Matanurani, Jakarta – Ekonom UPN Veteran Jakarta, Achmad Nur Hidayat menilai kebijakan wajib asuransi pihak ketiga untuk kendaraan bermotor per Januari 2025, sangat ngawur. Wajar jika penolakannya semakin meluas.
“Salah satu alasan utama penolakan adalah ketidakmungkinan menggabungkan pembayaran pajak dan asuransi dalam satu skema,” papar Achmad Nur, di Jakarta, Sabtu (3/8).
Pajak kendaraan bermotor, kata dia, merupakan kewajiban masyarakat kepada negara untuk kontribusi dalam membiayai pembangunan infrastruktur dan layanan publik.
“Sedangkan asuransi adalah produk keuangan yang memberikan perlindungan terhadap risiko tertentu. Menggabungkan kedua kewajiban ini, menimbulkan kebingungan dan mengaburkan tujuan masing-masing,” terangnya.
Selain itu, lanjutnya, asuransi sebaiknya seharusnya bersifat opsional bagi pemilik kendaraan, bukan kewajiban. Setiap individu memiliki kondisi keuangan dan kebutuhan yang berbeda-beda, sehingga memaksakan asuransi sebagai kewajiban dapat memberatkan sebagian masyarakat yang mungkin tidak membutuhkan atau tidak mampu membayar premi asuransi tersebut.
Di sisi lain, kata dia, penolakan muncul karena pemerintah belum memberikan penjelasan yang memadai tentang urgensi dan kategori kendaraan yang diwajibkan asuransi.
Ketidakjelasan ini menimbulkan kebingungan dan ketidakpastian di kalangan pemilik kendaraan,” imbuhnya.
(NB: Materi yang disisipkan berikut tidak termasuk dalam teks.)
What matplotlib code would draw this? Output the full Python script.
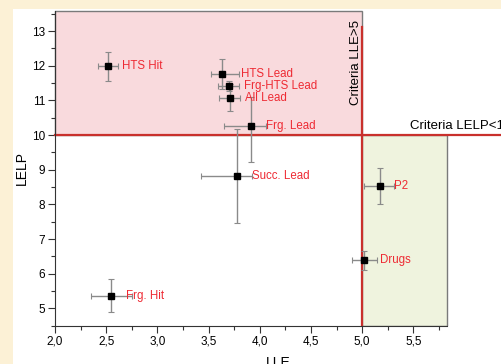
import numpy as np
import matplotlib
matplotlib.use("Agg")
import matplotlib.pyplot as plt
from matplotlib.patches import Rectangle
from matplotlib.ticker import MultipleLocator, FuncFormatter

plt.rcParams['font.family'] = ['Liberation Sans', 'DejaVu Sans']

# data
names = ['HTS Hit', 'HTS Lead', 'Frg-HTS Lead', 'All Lead', 'Frg. Lead',
         'Succ. Lead', 'Frg. Hit', 'P2', 'Drugs']
lle = [2.515, 3.634, 3.696, 3.706, 3.914, 3.777, 2.547, 5.174, 5.02]
lelp = [11.98, 11.76, 11.42, 11.08, 10.25, 8.83, 5.37, 8.53, 6.39]
lle_err_lo = [0.10, 0.11, 0.10, 0.10, 0.26, 0.35, 0.20, 0.16, 0.12]
lle_err_hi = [0.10, 0.16, 0.10, 0.10, 0.15, 0.15, 0.20, 0.14, 0.12]
lelp_err_lo = [0.41, 0.42, 0.15, 0.38, 1.03, 1.36, 0.48, 0.53, 0.27]
lelp_err_hi = [0.41, 0.42, 0.15, 0.38, 0.85, 1.34, 0.48, 0.51, 0.27]
label_dx = [0.04, 0.02, 0.05, 0.05, 0.0, 0.0, -0.05, 0.0, 0.03]  # gap to label

fig = plt.figure(figsize=(5.01, 3.64), dpi=100, facecolor='#fcf1d6')
fig.patches.append(Rectangle((13 / 501, 0), 1, 1 - 9 / 364, transform=fig.transFigure,
                             facecolor='white', edgecolor='none', zorder=-10))

ax = fig.add_axes([55 / 501, 1 - 325.7 / 364, 1 - 55 / 501, 314.7 / 364])
ax.set_facecolor('none')
ax.set_xlim(2.0, 6.355)
ax.set_ylim(4.5, 13.577)

# criteria regions
ax.add_patch(Rectangle((2.0, 10), 3.0, 3.577, facecolor='#f9dadd', edgecolor='#7a7a7a',
                       lw=1.0, zorder=1, clip_on=False))
ax.add_patch(Rectangle((5.0, 4.5), 0.83, 5.5, facecolor='#eff3de', edgecolor='#7a7a7a',
                       lw=1.0, zorder=1))
ax.plot([2.0, 6.4], [10, 10], color='#c9302c', lw=1.6, zorder=2, clip_on=False)
ax.plot([5.0, 5.0], [4.5, 13.12], color='#c9302c', lw=1.6, zorder=2)

ax.text(5.47, 10.08, 'Criteria LELP<10', fontsize=9.5, color='black', ha='left', va='bottom')
ax.text(4.94, 12.1, 'Criteria LLE>5', fontsize=9.5, color='black', rotation=90,
        ha='center', va='center')

ax.errorbar(lle, lelp, xerr=[lle_err_lo, lle_err_hi], yerr=[lelp_err_lo, lelp_err_hi],
            fmt='s', color='black', ms=4.5, ecolor='#8a8a8a', elinewidth=1.0,
            capsize=2.5, capthick=0.8, zorder=4)

for i, n in enumerate(names):
    ax.text(lle[i] + lle_err_hi[i] + label_dx[i], lelp[i], n, color='#ee2a33',
            fontsize=8.3, ha='left', va='center', zorder=5)

for s in ['top', 'right']:
    ax.spines[s].set_visible(False)
ax.spines['bottom'].set_bounds(2.0, 5.83)
ax.spines['left'].set_color('#333333')
ax.spines['bottom'].set_color('#333333')

ax.set_xticks([2.0, 2.5, 3.0, 3.5, 4.0, 4.5, 5.0, 5.5])
ax.set_xticks([2.25, 2.75, 3.25, 3.75, 4.25, 4.75, 5.25, 5.75], minor=True)
ax.set_yticks(range(5, 14))
ax.yaxis.set_minor_locator(MultipleLocator(0.5))
ax.xaxis.set_major_formatter(FuncFormatter(lambda v, p: ('%.1f' % v).replace('.', ',')))
ax.tick_params(which='major', direction='out', length=5, width=0.8, color='#333333',
               labelsize=8.5, pad=2)
ax.tick_params(which='minor', direction='out', length=3, width=0.8, color='#333333')

ax.set_xlabel('LLE', fontsize=10, labelpad=6)
ax.set_ylabel('LELP', fontsize=10, labelpad=2.5)

fig.savefig('out.png', dpi=100, facecolor=fig.get_facecolor())
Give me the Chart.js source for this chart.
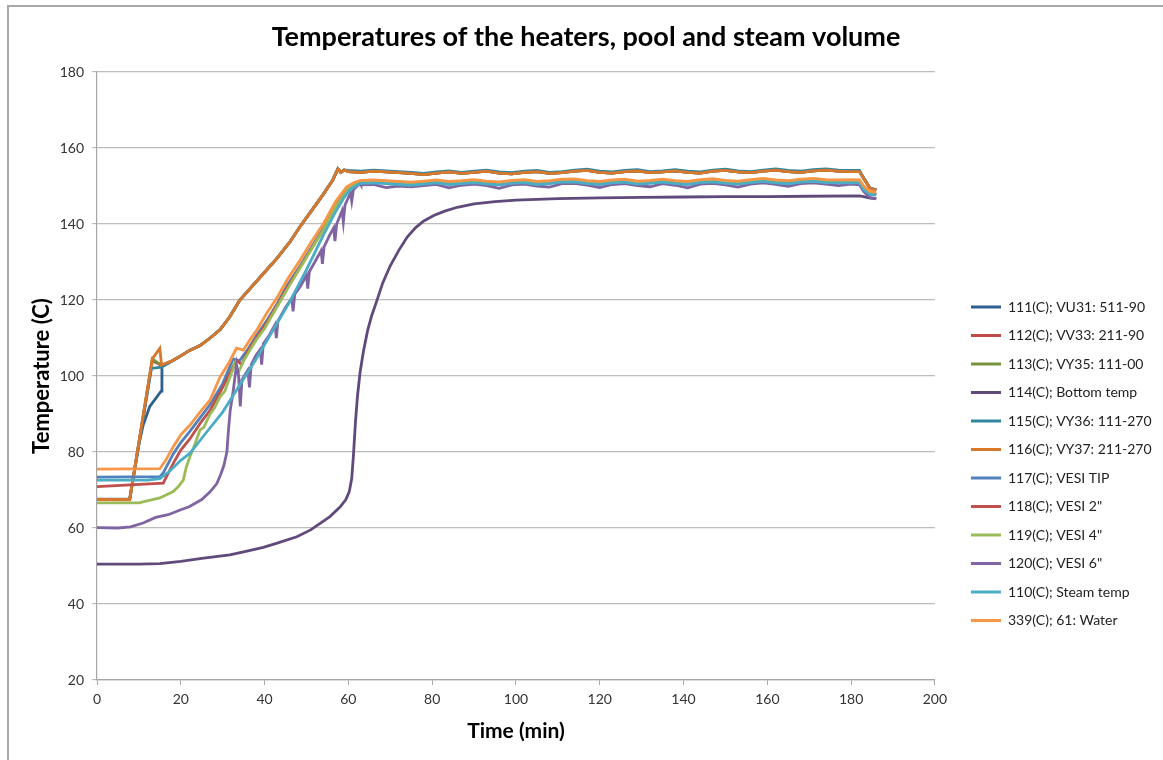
<!DOCTYPE html>
<html>
<head>
<meta charset="utf-8">
<script src="https://cdn.jsdelivr.net/npm/chart.js@4.4.1/dist/chart.umd.min.js"></script>
<style>
  html, body { margin: 0; padding: 0; background: #fff; }
  #frame { position: absolute; left: 7px; top: 5px; width: 1170px; height: 770px; border-left: 2px solid #a8a8a8; border-top: 2px solid #a8a8a8; }
  #wrap { position: absolute; left: 0; top: 0; width: 1163px; height: 760px; }
</style>
</head>
<body>
<div id="frame"></div>
<div id="wrap"><canvas id="chart" width="1163" height="760"></canvas></div>
<script>
// --- series names and colours (legend order) ---
const seriesNames = [
  '111(C); VU31: 511-90', '112(C); VV33: 211-90', '113(C); VY35: 111-00',
  '114(C); Bottom temp', '115(C); VY36: 111-270', '116(C); VY37: 211-270',
  '117(C); VESI TIP', '118(C); VESI 2"', '119(C); VESI 4"', '120(C); VESI 6"',
  '110(C); Steam temp', '339(C); 61: Water'
];
const seriesColors = [
  '#2f5f8f', '#be4b48', '#77933c', '#604a7b', '#31859c', '#d9782d',
  '#4f81bd', '#c0504d', '#9bbb59', '#8064a2', '#4bacc6', '#f79646'
];

// --- shared time grids (min) ---
const heaterRiseT = [18, 20, 22.2, 24.6, 27, 29.4, 31.7, 34.1, 37, 40, 43, 46, 48.4, 51, 54, 56.3, 57.5, 58.2, 59];
const heaterRiseV = [104, 105.3, 106.8, 108, 110, 112.2, 115.6, 120, 123.6, 127.3, 131, 135.2, 139.2, 143.2, 147.8, 151.6, 154.5, 153.6, 154.2];

const plateauT = [60, 63, 66, 69, 72, 75, 78, 81, 84, 87,
  90, 93, 96, 99, 102, 105, 108, 111, 114, 117,
  120, 123, 126, 129, 132, 135, 138, 141, 144, 147,
  150, 153, 156, 159, 162, 165, 168, 171, 174, 177,
  180, 182, 183, 184.5, 186];
const vesiPlatT = [63, 66, 69, 72, 75, 78, 81, 84, 87, 90,
  93, 96, 99, 102, 105, 108, 111, 114, 117, 120,
  123, 126, 129, 132, 135, 138, 141, 144, 147, 150,
  153, 156, 159, 162, 165, 168, 171, 174, 177, 180,
  182, 183, 184.5, 186];

// --- plateau values (C) ---
const heaterPlatV = [153.8, 153.6, 153.9, 153.7, 153.5, 153.3, 153.0, 153.4, 153.7, 153.3,
  153.6, 153.9, 153.4, 153.2, 153.6, 153.8, 153.3, 153.5, 153.9, 154.1,
  153.6, 153.4, 153.8, 154.0, 153.5, 153.7, 154.0, 153.6, 153.4, 153.9,
  154.1, 153.7, 153.5, 153.9, 154.2, 153.8, 153.6, 154.0, 154.2, 153.9,
  153.8, 153.8, 152.0, 149.4, 148.9];
const vy36PlatV = [154.1, 153.9, 154.2, 154.0, 153.8, 153.6, 153.3, 153.7, 154.0, 153.6,
  153.9, 154.2, 153.7, 153.5, 153.9, 154.1, 153.6, 153.8, 154.2, 154.4,
  153.9, 153.7, 154.1, 154.3, 153.8, 154.0, 154.3, 153.9, 153.7, 154.2,
  154.4, 154.0, 153.8, 154.2, 154.5, 154.1, 153.9, 154.3, 154.5, 154.2,
  154.1, 154.1, 152.2, 149.5, 149.0];
const vesiPlatV = [150.9, 151.0, 150.8, 150.6, 150.4, 150.7, 151.0, 150.6, 150.8, 151.1,
  150.7, 150.5, 150.9, 151.1, 150.6, 150.8, 151.2, 151.3, 150.8, 150.6,
  151.0, 151.2, 150.7, 150.9, 151.2, 150.8, 150.6, 151.1, 151.3, 150.9,
  150.7, 151.1, 151.4, 151.0, 150.8, 151.2, 151.4, 151.1, 151.0, 151.1,
  151.0, 149.5, 148.0, 147.8];
const waterPlatV = [151.5, 151.6, 151.4, 151.2, 151.0, 151.3, 151.6, 151.2, 151.4, 151.7,
  151.3, 151.1, 151.5, 151.7, 151.2, 151.4, 151.8, 151.9, 151.4, 151.2,
  151.6, 151.8, 151.3, 151.5, 151.8, 151.4, 151.2, 151.7, 151.9, 151.5,
  151.3, 151.7, 152.0, 151.6, 151.4, 151.8, 152.0, 151.7, 151.6, 151.7,
  151.6, 150.0, 148.6, 148.4];
const steamPlatV = [150.7, 150.8, 150.6, 150.4, 150.2, 150.5, 150.8, 150.4, 150.6, 150.9,
  150.5, 150.3, 150.7, 150.9, 150.4, 150.6, 151.0, 151.1, 150.6, 150.4,
  150.8, 151.0, 150.5, 150.7, 151.0, 150.6, 150.4, 150.9, 151.1, 150.7,
  150.5, 150.9, 151.2, 150.8, 150.6, 151.0, 151.2, 150.9, 150.8, 150.9,
  150.8, 149.0, 147.8, 147.6];
const vesi6PlatV = [150.3, 150.4, 149.6, 150.0, 149.8, 150.1, 150.4, 149.5, 150.2, 150.5,
  150.1, 149.4, 150.3, 150.5, 150.0, 149.7, 150.6, 150.7, 150.2, 149.6,
  150.4, 150.6, 150.1, 149.8, 150.6, 150.2, 149.5, 150.5, 150.7, 150.3,
  149.7, 150.5, 150.8, 150.4, 149.9, 150.6, 150.8, 150.5, 150.1, 150.5,
  150.3, 148.5, 147.0, 146.6];

// --- early part of each series ---
const t111 = [0, 7.8, 10, 11, 12.6, 15.3, 15.5];
const v111 = [67.5, 67.5, 82, 87, 92, 96, 102.5];
const t112 = [0, 7.8, 13.2, 15.4];
const v112 = [67.5, 67.5, 104, 102.8];
const t113 = [0, 7.8, 13.2, 15.4];
const v113 = [67.5, 67.4, 104.5, 102.8];
const t115 = [0, 7.8, 13, 15.4];
const v115 = [67.6, 67.6, 102, 102.3];
const t116 = [0, 7.8, 13.2, 15, 15.4];
const v116 = [67.5, 67.5, 104.5, 107.3, 102.9];

const t114 = [0, 10, 15, 20, 25, 31.7, 35, 39.7, 43, 47.7, 51, 55.6, 58, 59.4, 60.2, 60.8, 61.2, 61.7, 62.2, 62.8,
  63.6, 64.6, 65.6, 66.7, 68.2, 70, 72, 74, 76, 78, 80.5, 83, 86, 90, 95, 100, 110, 120, 130, 140, 150, 160, 170, 182, 183, 184.5, 186];
const v114 = [50.5, 50.5, 50.6, 51.2, 52, 52.9, 53.7, 54.9, 56, 57.7, 59.5, 63, 65.5, 67.5, 69.5, 73, 79, 88, 95, 101,
  106.5, 112, 116, 119.5, 124.5, 129, 133, 136.5, 139, 140.8, 142.3, 143.4, 144.4, 145.3, 145.9, 146.3, 146.7, 146.9, 147, 147.1, 147.2, 147.2, 147.3, 147.4, 147.2, 146.8, 146.7];

const t117 = [0, 15, 15.8, 18.2, 20, 22.2, 24.6, 27, 30, 32.5, 34, 36, 38, 40.5, 43, 45.5, 48.5, 51, 54, 57, 60, 61.5];
const v117 = [73.4, 73.5, 74.5, 79.5, 82.5, 85.5, 89, 92.5, 98, 104.5, 104, 107, 110.5, 114.5, 119, 124, 129, 133.5, 138.8, 145, 149.5, 150.4];
const t118 = [0, 15.8, 18.2, 20, 22.2, 24.6, 27, 30, 33.3, 34.5, 36, 38, 40.5, 43, 45.5, 48.5, 51, 54, 57, 60, 61.5];
const v118 = [70.9, 71.8, 77, 80.5, 83.5, 87.5, 91, 97, 104.2, 103, 106.5, 110, 114, 118.7, 123.5, 128.7, 133.2, 138.5, 144.8, 149.3, 150.4];
const t119 = [0, 10, 15, 18.2, 19.5, 20.6, 21.3, 22.2, 23, 24.6, 25.5, 27, 28, 29.4, 30.5, 31.5, 33, 33.7, 35, 36.5,
  38, 40, 43, 45.5, 48.5, 51, 54, 57, 60, 61.5];
const v119 = [66.6, 66.6, 67.9, 69.6, 71, 72.6, 76, 78.8, 81, 85.8, 86.5, 90, 91.5, 94.6, 96, 99, 103.4, 100.8, 104, 106.8,
  109.5, 112.5, 118.3, 123, 128.5, 133, 138.4, 144.6, 149.2, 150.4];
const t120 = [0, 5, 8, 11, 14, 17, 20, 22, 25, 27, 28.6, 29.5, 30.3, 31, 31.4, 31.8, 32.5, 33.3, 33.8, 34.2,
  34.6, 36, 36.4, 36.8, 38, 39, 39.3, 39.7, 41, 42.5, 42.8, 43.2, 45, 46.5, 46.8, 47.2, 48.5, 50, 50.3, 50.7,
  52, 53.5, 53.8, 54.2, 55.5, 56.5, 56.8, 57.2, 58.5, 58.8, 59.2, 60.5, 60.8, 61.2, 62.8];
const v120 = [60.1, 60, 60.3, 61.3, 62.8, 63.5, 64.8, 65.6, 67.5, 69.5, 71.7, 74, 76.5, 80, 86, 91, 96, 103, 100, 92,
  99, 101.5, 97, 103, 105.5, 107, 103, 108.5, 110.5, 113.5, 110, 114.5, 118, 120.5, 117, 121.5, 123.5, 126.5, 123, 127.5,
  130, 133, 129.5, 134, 137, 139, 135.5, 140, 143.5, 140.5, 145, 148.2, 146, 149, 150.7];
const t110 = [0, 12, 15, 17.4, 20, 22.2, 26, 30, 34, 38, 42, 46, 50, 54, 57, 59, 60.4, 62];
const v110 = [72.6, 72.6, 73, 75, 77.8, 79.7, 85, 90.5, 97.5, 104.5, 112, 119.5, 128, 137, 143.3, 147, 149, 150.2];
const t339 = [0, 15, 16.5, 18.2, 20, 22.2, 24.6, 27, 29.4, 31.5, 33.3, 34.9, 36.5, 38.1, 40.5, 42.9, 45.5, 48.5, 51, 54, 57, 59.6, 61.5];
const v339 = [75.5, 75.6, 78, 81.4, 84.5, 87.1, 90.5, 93.7, 99.8, 103.5, 107.3, 106.8, 109.5, 112, 116.5, 120.5, 125.5, 130.5, 135, 140, 146, 149.8, 151];

const xTicks = { min: 0, max: 200, step: 20 };
const yTicks = { min: 20, max: 180, step: 20 };

const pts = (ts, vs) => ts.map((t, i) => ({ x: t, y: vs[i] }));

const seriesData = [
  pts([...t111, ...heaterRiseT, ...plateauT], [...v111, ...heaterRiseV, ...heaterPlatV]),
  pts([...t112, ...heaterRiseT, ...plateauT], [...v112, ...heaterRiseV, ...heaterPlatV]),
  pts([...t113, ...heaterRiseT, ...plateauT], [...v113, ...heaterRiseV, ...heaterPlatV]),
  pts(t114, v114),
  pts([...t115, ...heaterRiseT, ...plateauT], [...v115, ...heaterRiseV, ...vy36PlatV]),
  pts([...t116, ...heaterRiseT, ...plateauT], [...v116, ...heaterRiseV, ...heaterPlatV]),
  pts([...t117, ...vesiPlatT], [...v117, ...vesiPlatV]),
  pts([...t118, ...vesiPlatT], [...v118, ...vesiPlatV]),
  pts([...t119, ...vesiPlatT], [...v119, ...vesiPlatV]),
  pts([...t120, ...vesiPlatT], [...v120, ...vesi6PlatV]),
  pts([...t110, ...vesiPlatT], [...v110, ...steamPlatV]),
  pts([...t339, ...vesiPlatT], [...v339, ...waterPlatV])
];

Chart.defaults.font.family = 'Lato, "Noto Sans", sans-serif';
Chart.defaults.color = '#333';

// place legend and title after layout
const legendPlace = {
  id: 'legendPlace',
  afterLayout(chart) {
    const lg = chart.legend;
    lg.left = 956.5;
    lg.top = 285.5;
    lg.right = 1163;
    lg.bottom = 760;
    lg.adjustHitBoxes();
    const tb = chart.titleBlock;
    tb.left += 11;
    tb.right += 11;
  }
};

new Chart(document.getElementById('chart'), {
  type: 'line',
  data: {
    datasets: seriesNames.map((name, i) => ({
      label: name,
      data: seriesData[i],
      borderColor: seriesColors[i],
      backgroundColor: seriesColors[i],
      borderWidth: 2.8,
      pointRadius: 0,
      tension: 0,
      order: seriesNames.length - 1 - i
    }))
  },
  options: {
    responsive: false,
    animation: false,
    parsing: false,
    layout: { padding: { left: 10, top: 10, right: 23, bottom: 0 } },
    scales: {
      x: {
        type: 'linear',
        min: xTicks.min, max: xTicks.max,
        ticks: { stepSize: xTicks.step, font: { size: 14 }, color: '#333', padding: 6 },
        grid: { drawOnChartArea: false, drawTicks: true, tickLength: 5, color: '#a6a6a6' },
        border: { color: '#a6a6a6', width: 1.2 },
        title: { display: true, text: 'Time (min)', font: { size: 21, weight: 'bold' }, color: '#000', padding: { top: 0, bottom: 16.4 } },
        afterFit: s => { s.height = 80; }
      },
      y: {
        min: yTicks.min, max: yTicks.max,
        ticks: { stepSize: yTicks.step, font: { size: 14 }, color: '#333', padding: 8 },
        grid: { color: '#bdbdbd', lineWidth: 1.2, tickLength: 5 },
        border: { color: '#a6a6a6', width: 1.2 },
        title: { display: true, text: 'Temperature (C)', font: { size: 22, weight: 'bold' }, color: '#000', padding: { top: 18.8, bottom: 0 } },
        afterFit: s => { s.width = 87; }
      }
    },
    plugins: {
      title: {
        display: true,
        text: 'Temperatures of the heaters, pool and steam volume',
        font: { size: 27, weight: 'bold' },
        color: '#000',
        padding: { top: 10.8, bottom: 18.8 }
      },
      legend: {
        position: 'right',
        align: 'start',
        reverse: true,
        labels: {
          usePointStyle: true,
          pointStyle: 'line',
          pointStyleWidth: 30,
          padding: 14.5,
          color: '#222',
          font: { size: 14 }
        }
      },
      tooltip: { enabled: false }
    }
  },
  plugins: [legendPlace]
});
</script>
</body>
</html>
Premi asuransi yang diwajibkan akan menambah beban finansial bagi masyarakat, terutama bagi mereka yang sudah berjuang untuk membayar pajak kendaraan tahunan.
“Dengan premi asuransi yang harus dibayar bersamaan dengan pajak kendaraan, biaya total yang harus dikeluarkan setiap tahun akan meningkat signifikan, yang bisa menjadi beban tambahan bagi pemilik kendaraan,” pungkasnya. (Ini).